§ **Data extract**
════════════════════

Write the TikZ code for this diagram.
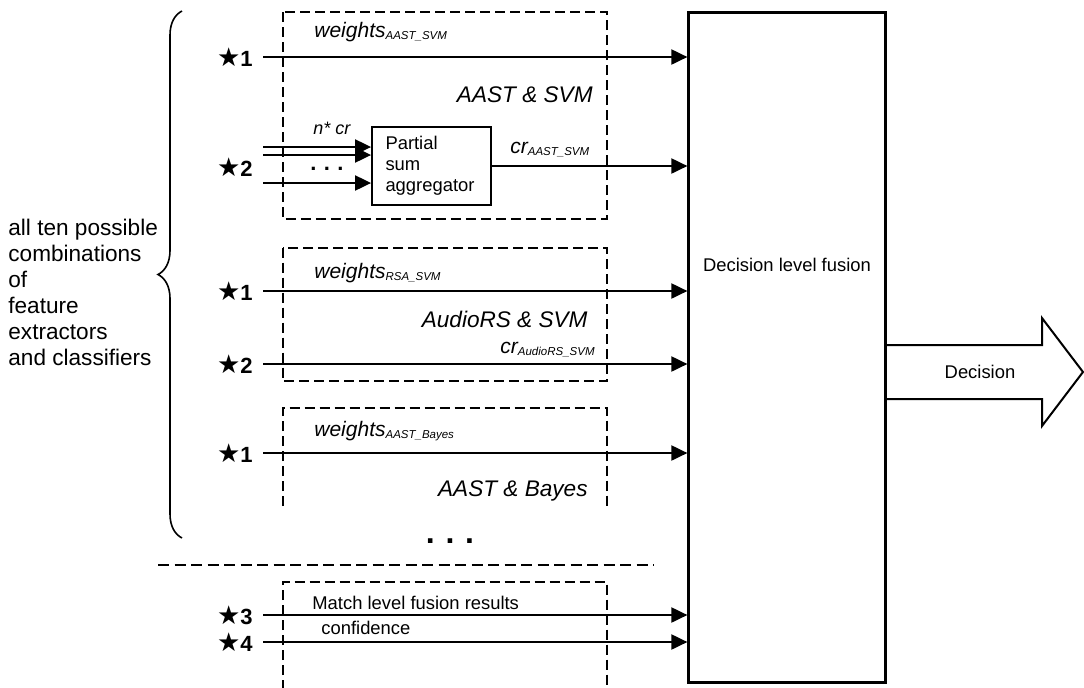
\documentclass[tikz,border=0pt]{standalone}
\usepackage{fontspec}
\setmainfont{Liberation Sans}
\newfontfamily\symfont{DejaVu Sans}
\usetikzlibrary{positioning, arrows.meta, decorations.pathreplacing}

\newcommand{\keymark}[1]{{\symfont\fontsize{13}{13}\selectfont ★}{\bfseries\fontsize{11}{12}\selectfont #1}}
\newcommand{\sublbl}[2]{{\itshape\fontsize{10.5}{12}\selectfont #1\raisebox{-1pt}{\fontsize{5.75}{7}\selectfont #2}}}

\begin{document}
\begin{tikzpicture}[x=0.5pt, y=-0.5pt,
    flow/.style={-{Triangle[length=8pt,width=7.5pt]}, line width=1pt},
    group/.style={dash pattern=on 5pt off 2.5pt, line width=0.9pt},
    keylbl/.style={anchor=east, inner sep=0pt},
    lbl/.style={anchor=west, inner sep=0pt},
    grouplbl/.style={anchor=east, inner sep=0pt, font=\itshape\fontsize{11.3}{13}\selectfont},
    every node/.style={font=\fontsize{9.2}{10.6}\selectfont}
  ]
  \useasboundingbox (0,0) rectangle (1084,687);

  % fusion block and decision
  \node[draw, line width=1.1pt, minimum width=98.5pt, minimum height=335pt, inner sep=0pt] (fusion) at (787,347.5) {};
  \node (fusiontxt) at (787,265) {Decision level fusion};
  \draw[line width=1pt] (fusion.east |- 0,345) -- (1042,345) -- (1042,318) -- (1083,372)
    -- (1042,426) -- (1042,399) -- (fusion.east |- 0,399);
  \node (decision) at (980,372) {Decision};

  % dashed groups
  \draw[group] (282.6,12.3) rectangle (607,219);
  \draw[group] (282.6,247.7) rectangle (607,381);
  \draw[group] (282.6,506) -- (282.6,408) -- (607,408) -- (607,506);
  \draw[group] (282.6,690) -- (282.6,582) -- (607,582) -- (607,690);
  \draw[dash pattern=on 5.5pt off 2.75pt, line width=1.2pt] (158,565) -- (654,565);

  % aggregator
  \node[draw, line width=0.9pt, minimum width=59.5pt, minimum height=39pt, inner xsep=6.75pt,
    text width=46pt, align=left] (agg) at (431.5,166) {Partial\\sum\\aggregator};
  \foreach \y/\n in {147/a, 155/b, 183/c} {
    \coordinate (in\n) at (263,\y);
    \draw[flow] (in\n) -- (in\n -| agg.west);
  }
  \draw[flow] (agg.east) -- (agg.east -| fusion.west);
  \node[keylbl] (k2) at (253,167) {\keymark{2}};

  % inputs
  \foreach \y/\k/\n in {57/1/a, 291/1/b, 364/2/c, 453/1/d, 615/3/e, 642/4/f} {
    \node[keylbl] (k\n) at (253,\y) {\keymark{\k}};
    \coordinate (s\n) at (263,\y);
    \draw[flow] (s\n) -- (s\n -| fusion.west);
  }

  % labels
  \node[lbl] (w1) at (314,32) {\sublbl{weights}{AAST\_SVM}};
  \node[grouplbl] (g1) at (593,95) {AAST \& SVM};
  \node[lbl, font=\itshape\fontsize{9}{10}\selectfont] (ncr) at (313,128) {n* cr};
  \node[lbl] (cr1) at (510,150) {\sublbl{cr}{AAST\_SVM}};
  \node[font=\bfseries\fontsize{11}{12}\selectfont] (dots1) at (327,169) {.\,\,.\,\,.};
  \node[lbl] (w2) at (314,273) {\sublbl{weights}{RSA\_SVM}};
  \node[grouplbl] (g2) at (588,319) {AudioRS \& SVM};
  \node[anchor=east, inner sep=0pt] (cr2) at (595,350) {\sublbl{cr}{AudioRS\_SVM}};
  \node[lbl] (w3) at (314,431) {\sublbl{weights}{AAST\_Bayes}};
  \node[grouplbl] (g3) at (588,491) {AAST \& Bayes};
  \node[font=\bfseries\fontsize{16}{17}\selectfont] (dots2) at (450,541) {.\,\,.\,\,.};
  \node[lbl] (match) at (312,603) {Match level fusion results};
  \node[lbl] (conf) at (321,628) {confidence};

  % brace
  \draw[line width=0.8pt, decorate, decoration={brace, amplitude=12pt}] (182,538) -- (182,11);
  \node[anchor=west, inner sep=0pt, align=left, font=\fontsize{11.3}{13}\selectfont] (combos) at (8,292)
    {all ten possible\\combinations\\of\\feature\\extractors\\and classifiers};
\end{tikzpicture}
\end{document}
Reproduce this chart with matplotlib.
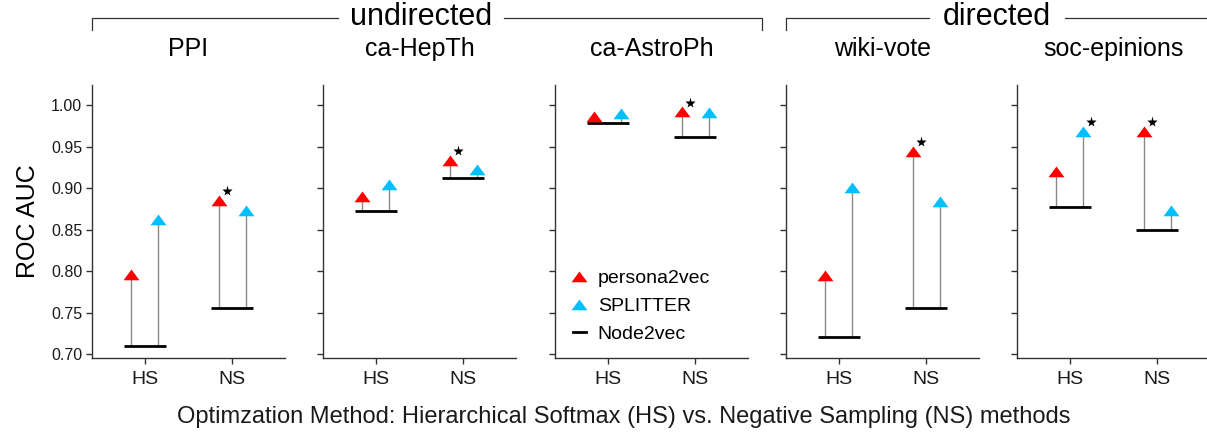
import matplotlib
matplotlib.use('Agg')
import matplotlib.pyplot as plt
from matplotlib.lines import Line2D
from matplotlib.path import Path

plt.rcParams['font.family'] = ['Liberation Sans', 'DejaVu Sans']

datasets = ['PPI', 'ca-HepTh', 'ca-AstroPh', 'wiki-vote', 'soc-epinions']
methods = ['HS', 'NS']
persona2vec = [[0.795, 0.884], [0.889, 0.933], [0.985, 0.991], [0.794, 0.943], [0.919, 0.968]]
splitter = [[0.861, 0.872], [0.904, 0.922], [0.989, 0.990], [0.900, 0.883], [0.968, 0.872]]
node2vec = [[0.710, 0.756], [0.872, 0.912], [0.978, 0.962], [0.720, 0.756], [0.877, 0.849]]
# (dataset, method, series) of the best result, marked with a star
best = [(0, 1, 'p'), (1, 1, 'p'), (2, 1, 'p'), (3, 1, 'p'), (4, 0, 's'), (4, 1, 'p')]
yticks = [0.70, 0.75, 0.80, 0.85, 0.90, 0.95, 1.00]

red = '#ff0000'
blue = '#00bfff'
grey = '#8a8a8a'
axcol = '#333333'
tri = Path([(-1, -0.6), (1, -0.6), (0, 0.75), (-1, -0.6)],
           [Path.MOVETO, Path.LINETO, Path.LINETO, Path.CLOSEPOLY])

W, H = 1207, 433
fig = plt.figure(figsize=(W / 100, H / 100), dpi=100)
lefts = [92, 323, 555, 786, 1017]
axes = []
for i, name in enumerate(datasets):
    ax = fig.add_axes([lefts[i] / W, 1 - 358 / H, 193 / W, 273 / H])
    axes.append(ax)
    xs = [1, 2]
    xp = [x - 0.15 for x in xs]
    xsp = [x + 0.15 for x in xs]
    ax.vlines(xp, node2vec[i], persona2vec[i], color=grey, lw=1.0, zorder=1)
    ax.vlines(xsp, node2vec[i], splitter[i], color=grey, lw=1.0, zorder=1)
    ax.hlines(node2vec[i], [x - 0.24 for x in xs], [x + 0.24 for x in xs],
              color='black', lw=2.0, zorder=2)
    ax.plot(xp, persona2vec[i], ls='none', marker=tri, ms=11.5, color=red, mec='none', zorder=3)
    ax.plot(xsp, splitter[i], ls='none', marker=tri, ms=11.5, color=blue, mec='none', zorder=3)
    for d, m, s in best:
        if d != i:
            continue
        x = xs[m] + (-0.15 if s == 'p' else 0.15)
        v = persona2vec[d][m] if s == 'p' else splitter[d][m]
        ax.plot(x + 0.09, v + 0.012, ls='none', marker='*', ms=8, color='black',
                mec='none', zorder=4)

    ax.set_xlim(0.4, 2.6)
    ax.set_ylim(0.6952, 1.0241)
    ax.set_xticks(xs)
    ax.set_xticklabels(methods, fontsize=14)
    ax.set_yticks(yticks)
    if i == 0:
        ax.set_yticklabels([f'{t:.2f}' for t in yticks], fontsize=11.5)
        ax.set_ylabel('ROC AUC', fontsize=18, labelpad=8)
    else:
        ax.set_yticklabels([])
    ax.set_title(name, fontsize=18, pad=21)
    for sp in ['top', 'right']:
        ax.spines[sp].set_visible(False)
    for sp in ['left', 'bottom']:
        ax.spines[sp].set_color(axcol)
        ax.spines[sp].set_linewidth(1.0)
    ax.tick_params(colors=axcol, length=4, width=1.0, labelcolor='#1a1a1a')
    ax.tick_params(axis='x', pad=5)
    ax.tick_params(axis='y', pad=3)

handles = [Line2D([], [], ls='none', marker=tri, ms=11.5, color=red, mec='none'),
           Line2D([], [], ls='none', marker=tri, ms=11.5, color=blue, mec='none'),
           Line2D([], [], color='black', lw=2.0)]
axes[2].legend(handles, ['persona2vec', 'SPLITTER', 'Node2vec'], loc='lower left',
               bbox_to_anchor=(0.0, -0.01), frameon=False, fontsize=14,
               handlelength=0.7, handletextpad=0.6, labelspacing=0.53)

fig.text(624 / W, 1 - 417 / H,
         'Optimzation Method: Hierarchical Softmax (HS) vs. Negative Sampling (NS) methods',
         ha='center', va='center', fontsize=17, color='#1a1a1a')


def bracket(x0, x1, xc, label, gap, right_drop=True):
    yl = 1 - 18 / H
    yd = 1 - 30 / H
    fig.add_artist(Line2D([x0 / W, x0 / W, (xc - gap) / W], [yd, yl, yl],
                          color=axcol, lw=0.9, transform=fig.transFigure))
    xr = [(xc + gap) / W, x1 / W]
    yr = [yl, yl]
    if right_drop:
        xr.append(x1 / W)
        yr.append(yd)
    fig.add_artist(Line2D(xr, yr, color=axcol, lw=0.9, transform=fig.transFigure))
    fig.text(xc / W, 1 - 17 / H, label, ha='center', va='center', fontsize=22, color='black')


bracket(92, 762, 421, 'undirected', 83)
bracket(786, 1210, 997, 'directed', 68, right_drop=False)

fig.savefig('out.png', dpi=100)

════════════════════

§ **Your goal**
Nothing but the lines from the start of the records above through the line with "(decision) at (980,372)" should be retyped, each exactly as written; leave out all pictures.

§ **Output of the task**
Write the TikZ code for this diagram.
\documentclass[tikz,border=0pt]{standalone}
\usepackage{fontspec}
\setmainfont{Liberation Sans}
\newfontfamily\symfont{DejaVu Sans}
\usetikzlibrary{positioning, arrows.meta, decorations.pathreplacing}

\newcommand{\keymark}[1]{{\symfont\fontsize{13}{13}\selectfont ★}{\bfseries\fontsize{11}{12}\selectfont #1}}
\newcommand{\sublbl}[2]{{\itshape\fontsize{10.5}{12}\selectfont #1\raisebox{-1pt}{\fontsize{5.75}{7}\selectfont #2}}}

\begin{document}
\begin{tikzpicture}[x=0.5pt, y=-0.5pt,
    flow/.style={-{Triangle[length=8pt,width=7.5pt]}, line width=1pt},
    group/.style={dash pattern=on 5pt off 2.5pt, line width=0.9pt},
    keylbl/.style={anchor=east, inner sep=0pt},
    lbl/.style={anchor=west, inner sep=0pt},
    grouplbl/.style={anchor=east, inner sep=0pt, font=\itshape\fontsize{11.3}{13}\selectfont},
    every node/.style={font=\fontsize{9.2}{10.6}\selectfont}
  ]
  \useasboundingbox (0,0) rectangle (1084,687);

  % fusion block and decision
  \node[draw, line width=1.1pt, minimum width=98.5pt, minimum height=335pt, inner sep=0pt] (fusion) at (787,347.5) {};
  \node (fusiontxt) at (787,265) {Decision level fusion};
  \draw[line width=1pt] (fusion.east |- 0,345) -- (1042,345) -- (1042,318) -- (1083,372)
    -- (1042,426) -- (1042,399) -- (fusion.east |- 0,399);
  \node (decision) at (980,372) {Decision};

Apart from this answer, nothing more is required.